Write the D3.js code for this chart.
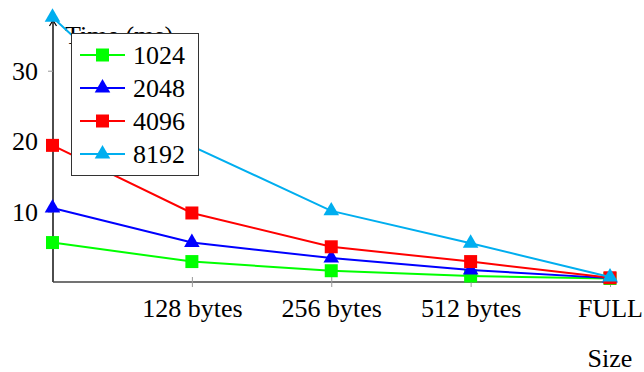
<!DOCTYPE html>
<html>
<head>
<meta charset="utf-8">
<script src="https://cdn.jsdelivr.net/npm/d3@7"></script>
<style>
  html, body { margin: 0; padding: 0; background: #fff; }
  svg { display: block; }
</style>
</head>
<body>
<svg id="chart" width="644" height="372"></svg>
<script>
// Block sizes on the x axis (index 0 carries no tick label)
const xTickLabels = ["", "128 bytes", "256 bytes", "512 bytes", "FULL"];
const xTickIndex = [1, 2, 3, 4];
const yTicks = [10, 20, 30];

// Time (ms) per block size, one series per buffer size
const seriesNames = ["1024", "2048", "4096", "8192"];
const values1024 = [5.6, 2.9, 1.6, 0.85, 0.5];
const values2048 = [10.5, 5.6, 3.4, 1.7, 0.55];
const values4096 = [19.4, 9.8, 5.0, 2.9, 0.6];
const values8192 = [37.6, 19.3, 10.1, 5.5, 0.7];

const colors = ["#00ff00", "#0000ff", "#ff0000", "#00aeef"];
const markers = ["square", "triangle", "square", "triangle"];
const allValues = [values1024, values2048, values4096, values8192];

const FONT = "'Liberation Serif', 'Times New Roman', 'DejaVu Serif', serif";
const FSIZE = "26px";
const styleText = sel => sel
  .style("font-family", FONT).style("font-size", FSIZE).style("fill", "#000");

const svg = d3.select("#chart");

const x = d3.scaleLinear().domain([0, 4]).range([52.5, 610]);
const y = d3.scaleLinear().domain([0, 37.2]).range([282, 20]);

// Axes
const axisG = svg.append("g");
// y axis line with arrow tip
axisG.append("line")
  .attr("x1", 53).attr("x2", 53)
  .attr("y1", y(0)).attr("y2", y(37.2) + 1)
  .attr("stroke", "#000").attr("stroke-width", 1.4);
axisG.append("path")
  .attr("d", `M${53 - 3.5},${y(37.2) + 6} Q${53 - 1},${y(37.2) + 2} 53,${y(37.2)} Q${53 + 1},${y(37.2) + 2} ${53 + 3.5},${y(37.2) + 6}`)
  .attr("fill", "none").attr("stroke", "#000").attr("stroke-width", 1.2);
// x axis line
axisG.append("line")
  .attr("x1", 53).attr("x2", 612)
  .attr("y1", y(0)).attr("y2", y(0))
  .attr("stroke", "#444").attr("stroke-width", 1.6);

// y ticks and labels
const yAxis = d3.axisLeft(y).tickValues(yTicks).tickSize(5).tickPadding(10);
const yG = svg.append("g").attr("transform", "translate(53,0)").call(yAxis);
yG.select(".domain").remove();
yG.selectAll(".tick line").attr("stroke", "#999").attr("stroke-width", 1);
yG.selectAll(".tick text").call(styleText).attr("dy", "0.33em");

// x ticks and labels
const xAxis = d3.axisBottom(x).tickValues(xTickIndex)
  .tickFormat(i => xTickLabels[i]).tickSize(5).tickPadding(12);
const xG = svg.append("g").attr("transform", `translate(0,${y(0)})`).call(xAxis);
xG.select(".domain").remove();
xG.selectAll(".tick line").attr("stroke", "#999").attr("stroke-width", 1).attr("y1", -5);
xG.selectAll(".tick text").call(styleText);

// Axis titles
svg.append("text").attr("x", 65).attr("y", 44).text("Time (ms)").call(styleText);
svg.append("text").attr("x", 610).attr("y", 367).attr("text-anchor", "middle").text("Size").call(styleText);

// Series
const line = d3.line().x((d, i) => x(i)).y(d => y(d));
const symbolFor = m => m === "square"
  ? d3.symbol().type(d3.symbolSquare).size(169)
  : d3.symbol().type(d3.symbolTriangle).size(105);

allValues.forEach((vals, k) => {
  const g = svg.append("g");
  g.append("path").datum(vals)
    .attr("d", line)
    .attr("fill", "none")
    .attr("stroke", colors[k])
    .attr("stroke-width", 2);
  g.selectAll("path.mark").data(vals).join("path")
    .attr("class", "mark")
    .attr("transform", (d, i) => `translate(${x(i)},${y(d)})`)
    .attr("d", symbolFor(markers[k])())
    .attr("fill", colors[k]);
});

// Legend
const leg = svg.append("g");
leg.append("rect")
  .attr("x", 71.5).attr("y", 33.5).attr("width", 127).attr("height", 142)
  .attr("fill", "#fff").attr("stroke", "#333").attr("stroke-width", 1);
seriesNames.forEach((name, k) => {
  const cy = 55 + k * 33;
  leg.append("line")
    .attr("x1", 80).attr("x2", 125).attr("y1", cy).attr("y2", cy)
    .attr("stroke", colors[k]).attr("stroke-width", 2);
  leg.append("path")
    .attr("transform", `translate(102.5,${cy})`)
    .attr("d", symbolFor(markers[k])())
    .attr("fill", colors[k]);
  leg.append("text").attr("x", 133).attr("y", cy + 9).text(name).call(styleText);
});
</script>
</body>
</html>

○ ○ ○ ○ ○ ○ ○

* [Written request]: Working from the listing above, pick out every line that has "chart" and copy it.

* [Full solution]:
Write the D3.js code for this chart.
<svg id="chart" width="644" height="372"></svg>
const svg = d3.select("#chart");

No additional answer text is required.